Ecco come avviene la lavorazione. Gli strati con letti regolari ed estesi di selce vengono scoperti da quelli inutilizzabili, quindi distaccati a mano con scalpelli e cunei sfruttando i netti giunti di stratificazione spesso marcati da lievissime intercalazioni marnose, con lo stesso sistema usato nelle cave di corniola e di marmarone. Nel caso che il letto di selce si trovi entro lo strato calcareo viene asportata con lo scalpello una delle due porzioni calcaree. Si procede poi alla sagomatura dei pezzi, alla loro unione e cerchiatura. Si ottengono così delle mole circolari costituite da un supporto calcareo e da una faccia di selce, composte di più pezzi tenuti assieme dal cemento e dai cerchi. In certi casi è possibile ottenere mole di un sol pezzo, ma ciò capita di rado; per lo più esse sono costituite da un numero vario di elementi, fino a 7. Il diametro può raggiungere m 1,50 e lo spessore in media 25-30 cm. Quando i letti di selci sono isolati o isolabili o il calcare che vi aderisce è troppo esiguo si fa il montaggio dei pezzi su cemento, che viene così a costituire il supporto della mola.
Cave di pietra molare (come vien chiamata questa corniola selcifera) più anticamente note si trovano a NE di Chiaserna alle falde del Catria. Qui si hanno principalmente 3 orizzonti buoni di selce, compresi in uno spessore di circa 10 m di roccia; gli strati calcareo-selciferi utili sono spessi 28-40 cm. Lavorazione e montaggio avvengono a Cantiano, che ne è anche il centro di smercio.

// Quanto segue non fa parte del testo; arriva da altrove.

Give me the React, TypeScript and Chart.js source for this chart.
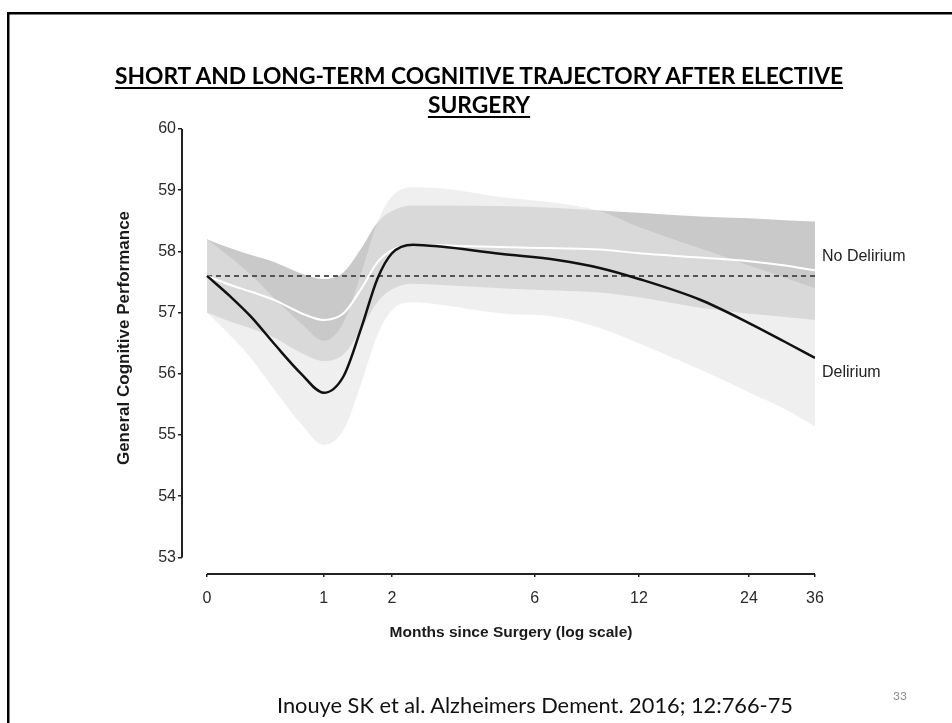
import React, { useEffect, useRef } from "react";
import { Chart, registerables } from "chart.js";

Chart.register(...registerables);

// ---------- data ----------
const months = [0, 0.15, 0.3, 0.5, 0.75, 1, 1.25, 1.5, 1.75, 2, 2.4, 3, 4.7, 7, 9.3, 12, 17.7, 24, 30, 36];

const delirium = [57.6, 57.26, 56.93, 56.47, 56.0, 55.69, 55.96, 56.75, 57.55, 57.97, 58.11, 58.08, 57.96, 57.86, 57.73, 57.55, 57.21, 56.83, 56.52, 56.26];
const deliriumUpper = [58.2, 57.9, 57.61, 57.22, 56.82, 56.54, 56.84, 57.65, 58.47, 58.9, 59.05, 59.03, 58.89, 58.79, 58.66, 58.4, 58.05, 57.77, 57.57, 57.4];
const deliriumLower = [57.0, 56.62, 56.25, 55.72, 55.18, 54.84, 55.08, 55.85, 56.63, 57.04, 57.17, 57.13, 56.99, 56.93, 56.75, 56.5, 56.07, 55.7, 55.42, 55.14];

const noDelirium = [57.6, 57.45, 57.34, 57.2, 56.99, 56.88, 56.99, 57.39, 57.82, 58.02, 58.11, 58.1, 58.07, 58.05, 58.03, 57.97, 57.9, 57.84, 57.77, 57.69];
const noDeliriumUpper = [58.2, 58.05, 57.94, 57.82, 57.64, 57.55, 57.66, 58.05, 58.47, 58.66, 58.75, 58.75, 58.74, 58.71, 58.67, 58.63, 58.57, 58.54, 58.51, 58.49];
const noDeliriumLower = [57.0, 56.85, 56.74, 56.58, 56.34, 56.21, 56.32, 56.73, 57.17, 57.38, 57.47, 57.45, 57.4, 57.36, 57.33, 57.25, 57.08, 56.98, 56.93, 56.88];

const baseline = 57.6;

const xTickMonths = [0, 1, 2, 6, 12, 24, 36];
const xTickLabels = ["0", "1", "2", "6", "12", "24", "36"];
const yTicks = [53, 54, 55, 56, 57, 58, 59, 60];

const seriesLabels = ["No Delirium", "Delirium"];
const seriesLabelValues = [57.91, 56.02];

const titleLines = ["SHORT AND LONG-TERM COGNITIVE TRAJECTORY AFTER ELECTIVE", "SURGERY"];
const xTitle = "Months since Surgery (log scale)";
const yTitle = "General Cognitive Performance";
const footer = "Inouye SK et al. Alzheimers Dement. 2016; 12:766-75";
const pageNumber = "33";

// ---------- helpers ----------
const logX = (m: number) => Math.log(m + 1);
const pts = (ys: number[]) => months.map((m, i) => ({ x: logX(m), y: ys[i] }));

const SANS = "'Liberation Sans', Arial, sans-serif";

const decorPlugin = {
  id: "decor",
  afterDraw(chart: any) {
    const { ctx, scales } = chart;
    const xs = scales.x;
    const ys = scales.y;
    ctx.save();
    // slide frame
    ctx.fillStyle = "#000";
    ctx.fillRect(7, 12, 960, 2.5);
    ctx.fillRect(7, 12, 2.5, 720);

    // axis lines (R style, detached)
    ctx.strokeStyle = "#222";
    ctx.lineWidth = 2;
    ctx.beginPath();
    const yx = ys.right;
    ctx.moveTo(yx, ys.getPixelForValue(yTicks[0]));
    ctx.lineTo(yx, ys.getPixelForValue(yTicks[yTicks.length - 1]));
    ctx.stroke();
    ctx.beginPath();
    const xy = xs.top;
    ctx.moveTo(xs.getPixelForValue(logX(xTickMonths[0])), xy);
    ctx.lineTo(xs.getPixelForValue(logX(xTickMonths[xTickMonths.length - 1])), xy);
    ctx.stroke();

    // axis titles
    ctx.fillStyle = "#1a1a1a";
    ctx.textAlign = "center";
    ctx.textBaseline = "middle";
    ctx.font = `bold 15.5px ${SANS}`;
    ctx.fillText(xTitle, 511, 633);
    ctx.save();
    ctx.translate(124, 338);
    ctx.rotate(-Math.PI / 2);
    ctx.font = `bold 17px ${SANS}`;
    ctx.fillText(yTitle, 0, 0);
    ctx.restore();

    // series labels at the right end
    ctx.font = `16px ${SANS}`;
    ctx.fillStyle = "#222";
    ctx.textAlign = "left";
    const xEnd = xs.getPixelForValue(logX(months[months.length - 1]));
    seriesLabels.forEach((t, i) => {
      ctx.fillText(t, xEnd + 7, ys.getPixelForValue(seriesLabelValues[i]));
    });
    ctx.restore();
  },
};

function ChartView() {
  const ref = useRef<HTMLCanvasElement | null>(null);
  useEffect(() => {
    if (!ref.current) return;
    const lineBase = {
      pointRadius: 0,
      pointHoverRadius: 0,
      cubicInterpolationMode: "monotone" as const,
    };
    const chart = new Chart(ref.current, {
      type: "line",
      data: {
        datasets: [
          { ...lineBase, label: "Delirium", data: pts(delirium), borderColor: "#111", borderWidth: 2.5, fill: false, order: 0 },
          { ...lineBase, label: "No Delirium", data: pts(noDelirium), borderColor: "#ffffff", borderWidth: 2, fill: false, order: 1 },
          {
            ...lineBase,
            label: "Baseline",
            data: [
              { x: logX(months[0]), y: baseline },
              { x: logX(months[months.length - 1]), y: baseline },
            ],
            borderColor: "#555",
            borderWidth: 2,
            borderDash: [5, 4],
            fill: false,
            order: 2,
          },
          { ...lineBase, label: "Delirium upper", data: pts(deliriumUpper), borderColor: "transparent", borderWidth: 0, backgroundColor: "rgba(228,228,228,0.6)", fill: 4, order: 3 },
          { ...lineBase, label: "Delirium lower", data: pts(deliriumLower), borderColor: "transparent", borderWidth: 0, fill: false, order: 4 },
          { ...lineBase, label: "No Delirium upper", data: pts(noDeliriumUpper), borderColor: "transparent", borderWidth: 0, backgroundColor: "#c9c9c9", fill: 6, order: 5 },
          { ...lineBase, label: "No Delirium lower", data: pts(noDeliriumLower), borderColor: "transparent", borderWidth: 0, fill: false, order: 6 },
        ],
      },
      options: {
        animation: false,
        responsive: true,
        maintainAspectRatio: false,
        events: [],
        layout: { padding: { left: 0, top: 129, right: 137, bottom: 0 } },
        plugins: {
          legend: { display: false },
          tooltip: { enabled: false },
          title: { display: false },
        },
        scales: {
          x: {
            type: "linear",
            min: -0.1485,
            max: logX(36),
            afterFit: (s: any) => {
              s.height = 149;
            },
            afterBuildTicks: (s: any) => {
              s.ticks = xTickMonths.map((m) => ({ value: logX(m) }));
            },
            grid: { display: true, drawOnChartArea: false, drawTicks: true, tickLength: 3, color: "#222", lineWidth: 1.5 },
            border: { display: false },
            ticks: {
              autoSkip: false,
              maxRotation: 0,
              padding: 12,
              color: "#2a2a2a",
              font: { family: SANS, size: 16 },
              callback: (_v: any, i: number) => xTickLabels[i],
            },
          },
          y: {
            type: "linear",
            min: 52.729,
            max: 60,
            afterFit: (s: any) => {
              s.width = 182;
            },
            afterBuildTicks: (s: any) => {
              s.ticks = yTicks.map((v) => ({ value: v }));
            },
            grid: { display: true, drawOnChartArea: false, drawTicks: true, tickLength: 4, color: "#222", lineWidth: 1.5 },
            border: { display: false },
            ticks: {
              padding: 2,
              color: "#2a2a2a",
              font: { family: SANS, size: 16 },
              callback: (v: any) => String(v),
            },
          },
        },
      },
      plugins: [decorPlugin],
    });
    return () => chart.destroy();
  }, []);
  return <canvas ref={ref} />;
}

export default function App() {
  return (
    <div style={{ position: "absolute", left: 0, top: 0, width: 952, height: 723, background: "#fff", overflow: "hidden" }}>
      <div style={{ position: "absolute", left: 0, top: 0, width: 952, height: 723 }}>
        <ChartView />
      </div>
      <div
        style={{
          position: "absolute",
          left: 6,
          top: 61,
          width: 946,
          textAlign: "center",
          fontFamily: "Lato, 'Open Sans', sans-serif",
          fontWeight: 700,
          fontSize: 22.8,
          lineHeight: "29px",
          color: "#000",
        }}
      >
        <span style={{ textDecoration: "underline", textDecorationThickness: "2px", textUnderlineOffset: "3px" }}>
          {titleLines[0]}
          <br />
          {titleLines[1]}
        </span>
      </div>
      <div
        style={{
          position: "absolute",
          left: 135,
          top: 691,
          width: 800,
          textAlign: "center",
          fontFamily: "Lato, 'Open Sans', sans-serif",
          fontSize: 21.8,
          lineHeight: "28px",
          color: "#111",
        }}
      >
        {footer}
      </div>
      <div
        style={{
          position: "absolute",
          left: 880,
          top: 688,
          width: 40,
          textAlign: "center",
          fontFamily: "Lato, 'Open Sans', sans-serif",
          fontSize: 12,
          lineHeight: "16px",
          color: "#8a8a8a",
        }}
      >
        {pageNumber}
      </div>
    </div>
  );
}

Recentemente si è iniziato lo sfruttamento anche della pietra molare del versante NE di M. Acuto, dove gli strati calcareo selciferi hanno spessori di 12-30 cm. La lavorazione vien fatta a Frontone. Un tempo fu escavata pietra molare anche alle Foci del Bosso presso l'Eremita, lungo la strada Pianello-Secchiano, da due piccole cave ora abbandonate.
Il centro di produzione è sempre Cantiano dove alla fine dell'800 si producevano 60-80 coppie di mole all'anno. Mi mancano dati più recenti.
Se, come sembra, queste mole sono di nuova qualità, per incrementarne la produzione sarebbe necessario disporre di cave più facilmente accessibili. Ciò non dovrebbe essere difficile a realizzarsi con opportune ricerche di altri affioramenti presso buone strade già esistenti o con il miglioramento delle vie di accesso alle cave attuali.